## GIVEN INSTRUCTION
Tally all lines containing the word "that". Give the number alone.

## Rows from a dataset of charts and code
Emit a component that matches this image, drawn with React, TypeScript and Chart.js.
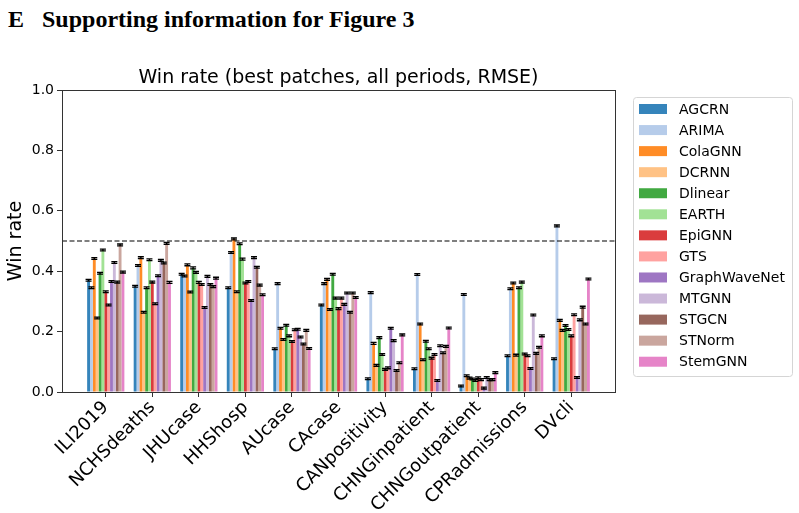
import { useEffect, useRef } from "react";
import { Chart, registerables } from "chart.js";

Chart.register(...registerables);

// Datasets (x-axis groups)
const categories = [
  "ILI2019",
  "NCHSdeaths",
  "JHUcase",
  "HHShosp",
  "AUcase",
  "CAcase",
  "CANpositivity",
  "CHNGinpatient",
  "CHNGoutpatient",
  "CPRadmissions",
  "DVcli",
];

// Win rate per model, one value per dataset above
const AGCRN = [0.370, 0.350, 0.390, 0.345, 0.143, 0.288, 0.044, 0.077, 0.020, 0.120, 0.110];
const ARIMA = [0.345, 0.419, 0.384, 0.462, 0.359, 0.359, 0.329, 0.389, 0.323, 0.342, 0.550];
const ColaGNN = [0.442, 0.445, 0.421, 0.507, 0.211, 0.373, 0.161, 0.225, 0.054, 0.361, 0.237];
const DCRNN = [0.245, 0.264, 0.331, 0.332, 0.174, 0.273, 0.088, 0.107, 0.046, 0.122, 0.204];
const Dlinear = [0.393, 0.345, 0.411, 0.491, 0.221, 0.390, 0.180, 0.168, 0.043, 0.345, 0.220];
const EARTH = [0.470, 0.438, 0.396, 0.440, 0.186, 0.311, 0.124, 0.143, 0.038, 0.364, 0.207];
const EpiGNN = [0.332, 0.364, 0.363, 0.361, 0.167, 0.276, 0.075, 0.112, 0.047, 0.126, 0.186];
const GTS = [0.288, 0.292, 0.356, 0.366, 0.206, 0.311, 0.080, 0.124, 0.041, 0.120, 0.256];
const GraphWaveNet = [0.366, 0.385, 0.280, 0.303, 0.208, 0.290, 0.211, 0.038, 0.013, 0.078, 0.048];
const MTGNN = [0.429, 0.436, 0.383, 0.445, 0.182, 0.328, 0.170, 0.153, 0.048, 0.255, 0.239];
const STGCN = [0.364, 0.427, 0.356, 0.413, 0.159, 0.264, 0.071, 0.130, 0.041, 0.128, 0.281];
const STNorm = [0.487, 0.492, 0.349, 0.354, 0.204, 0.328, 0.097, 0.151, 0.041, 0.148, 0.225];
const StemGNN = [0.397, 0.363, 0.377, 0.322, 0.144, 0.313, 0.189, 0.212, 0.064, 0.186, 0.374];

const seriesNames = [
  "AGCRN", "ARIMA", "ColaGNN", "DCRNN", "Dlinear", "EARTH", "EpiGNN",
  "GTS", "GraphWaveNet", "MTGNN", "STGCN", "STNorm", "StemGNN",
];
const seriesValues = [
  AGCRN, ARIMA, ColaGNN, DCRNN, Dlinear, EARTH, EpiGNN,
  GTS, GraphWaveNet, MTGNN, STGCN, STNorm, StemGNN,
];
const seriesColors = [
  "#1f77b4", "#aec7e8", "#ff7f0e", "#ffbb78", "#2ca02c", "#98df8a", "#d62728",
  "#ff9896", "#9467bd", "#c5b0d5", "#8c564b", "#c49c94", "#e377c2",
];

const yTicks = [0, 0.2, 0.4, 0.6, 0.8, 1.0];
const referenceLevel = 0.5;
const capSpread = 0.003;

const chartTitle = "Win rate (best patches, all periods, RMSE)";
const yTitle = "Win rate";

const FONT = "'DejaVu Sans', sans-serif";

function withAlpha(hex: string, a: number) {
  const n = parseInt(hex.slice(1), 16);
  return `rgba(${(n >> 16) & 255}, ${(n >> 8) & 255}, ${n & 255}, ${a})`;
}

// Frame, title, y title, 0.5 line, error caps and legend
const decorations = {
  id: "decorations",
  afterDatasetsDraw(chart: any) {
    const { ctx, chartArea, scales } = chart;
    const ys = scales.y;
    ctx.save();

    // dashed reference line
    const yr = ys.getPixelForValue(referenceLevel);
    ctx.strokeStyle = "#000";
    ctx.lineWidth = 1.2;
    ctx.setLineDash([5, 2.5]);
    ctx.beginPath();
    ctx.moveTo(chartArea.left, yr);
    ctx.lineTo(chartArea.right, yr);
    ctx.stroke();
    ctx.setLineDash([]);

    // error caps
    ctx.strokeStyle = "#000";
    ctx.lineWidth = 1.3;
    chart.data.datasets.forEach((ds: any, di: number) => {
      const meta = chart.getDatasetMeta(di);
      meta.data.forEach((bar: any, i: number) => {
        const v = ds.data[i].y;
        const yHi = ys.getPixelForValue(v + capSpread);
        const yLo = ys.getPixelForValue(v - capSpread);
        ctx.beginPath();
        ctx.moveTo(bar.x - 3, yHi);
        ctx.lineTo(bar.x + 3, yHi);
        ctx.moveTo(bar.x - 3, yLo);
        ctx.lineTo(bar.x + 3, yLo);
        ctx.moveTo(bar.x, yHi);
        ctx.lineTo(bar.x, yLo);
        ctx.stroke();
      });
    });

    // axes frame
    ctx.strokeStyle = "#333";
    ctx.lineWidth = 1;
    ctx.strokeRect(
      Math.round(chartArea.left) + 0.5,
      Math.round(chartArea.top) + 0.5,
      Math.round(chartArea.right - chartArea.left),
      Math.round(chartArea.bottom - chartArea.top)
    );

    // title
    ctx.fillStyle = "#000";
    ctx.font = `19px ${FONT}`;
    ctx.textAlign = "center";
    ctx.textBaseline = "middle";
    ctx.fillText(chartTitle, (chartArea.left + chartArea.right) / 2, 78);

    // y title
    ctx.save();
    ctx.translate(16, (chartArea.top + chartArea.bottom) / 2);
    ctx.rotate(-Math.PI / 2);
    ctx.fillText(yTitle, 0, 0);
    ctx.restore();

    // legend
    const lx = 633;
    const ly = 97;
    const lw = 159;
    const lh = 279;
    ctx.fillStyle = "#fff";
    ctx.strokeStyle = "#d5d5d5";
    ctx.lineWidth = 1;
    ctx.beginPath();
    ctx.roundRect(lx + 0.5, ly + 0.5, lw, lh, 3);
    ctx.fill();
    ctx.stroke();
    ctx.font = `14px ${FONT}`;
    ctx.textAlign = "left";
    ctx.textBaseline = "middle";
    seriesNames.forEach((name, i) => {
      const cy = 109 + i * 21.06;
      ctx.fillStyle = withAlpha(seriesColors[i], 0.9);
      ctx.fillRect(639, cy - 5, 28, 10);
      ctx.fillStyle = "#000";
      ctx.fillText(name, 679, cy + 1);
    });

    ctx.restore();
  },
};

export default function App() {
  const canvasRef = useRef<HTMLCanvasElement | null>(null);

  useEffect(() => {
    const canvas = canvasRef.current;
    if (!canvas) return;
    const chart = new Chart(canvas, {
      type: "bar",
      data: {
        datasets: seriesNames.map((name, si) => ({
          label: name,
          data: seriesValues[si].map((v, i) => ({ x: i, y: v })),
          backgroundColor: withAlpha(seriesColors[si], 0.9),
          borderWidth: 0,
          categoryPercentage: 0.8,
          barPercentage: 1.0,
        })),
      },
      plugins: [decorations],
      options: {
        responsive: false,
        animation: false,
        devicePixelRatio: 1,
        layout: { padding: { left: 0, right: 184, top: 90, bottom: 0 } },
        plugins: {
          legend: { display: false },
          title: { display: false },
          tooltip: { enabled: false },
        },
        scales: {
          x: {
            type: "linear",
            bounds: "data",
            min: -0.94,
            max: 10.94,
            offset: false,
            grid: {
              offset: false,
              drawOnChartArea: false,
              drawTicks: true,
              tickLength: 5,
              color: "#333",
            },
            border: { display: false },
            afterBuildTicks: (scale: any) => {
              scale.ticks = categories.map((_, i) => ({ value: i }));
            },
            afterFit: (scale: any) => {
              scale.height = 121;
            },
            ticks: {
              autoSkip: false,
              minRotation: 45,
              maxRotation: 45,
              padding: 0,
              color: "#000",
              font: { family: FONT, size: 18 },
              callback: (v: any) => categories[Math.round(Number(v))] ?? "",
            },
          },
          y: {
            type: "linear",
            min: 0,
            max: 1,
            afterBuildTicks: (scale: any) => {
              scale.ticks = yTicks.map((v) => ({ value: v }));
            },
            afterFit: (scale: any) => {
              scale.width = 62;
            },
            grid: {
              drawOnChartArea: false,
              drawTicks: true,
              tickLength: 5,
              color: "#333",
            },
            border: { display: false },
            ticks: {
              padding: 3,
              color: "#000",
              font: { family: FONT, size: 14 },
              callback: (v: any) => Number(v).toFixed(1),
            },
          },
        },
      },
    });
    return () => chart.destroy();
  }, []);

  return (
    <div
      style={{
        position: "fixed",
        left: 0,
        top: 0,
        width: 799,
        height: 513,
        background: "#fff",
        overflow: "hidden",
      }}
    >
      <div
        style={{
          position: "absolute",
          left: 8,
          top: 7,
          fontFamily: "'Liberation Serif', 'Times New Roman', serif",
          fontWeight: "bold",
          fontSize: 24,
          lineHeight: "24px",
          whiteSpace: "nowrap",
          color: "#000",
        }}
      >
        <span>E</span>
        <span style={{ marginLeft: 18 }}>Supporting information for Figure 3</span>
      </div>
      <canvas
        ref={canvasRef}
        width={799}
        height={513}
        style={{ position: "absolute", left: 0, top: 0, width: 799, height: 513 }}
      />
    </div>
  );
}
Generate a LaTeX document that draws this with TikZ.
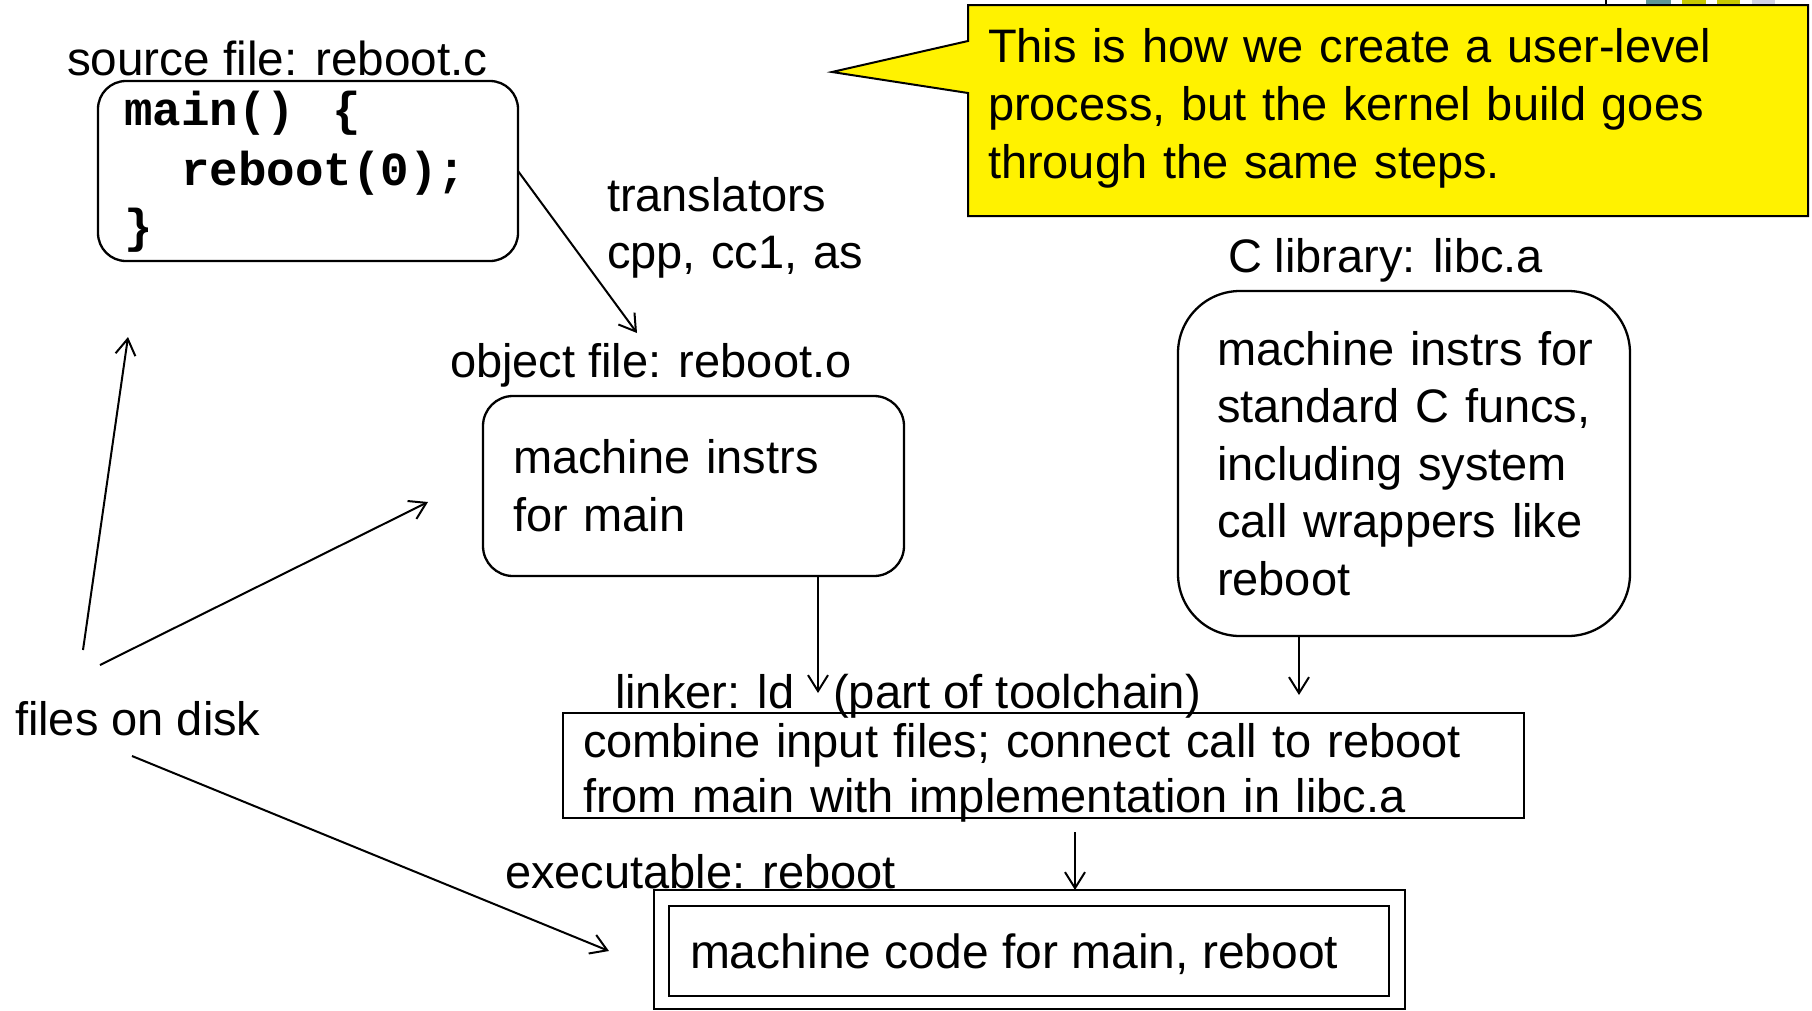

## ANSWER TO THE PROBLEM
2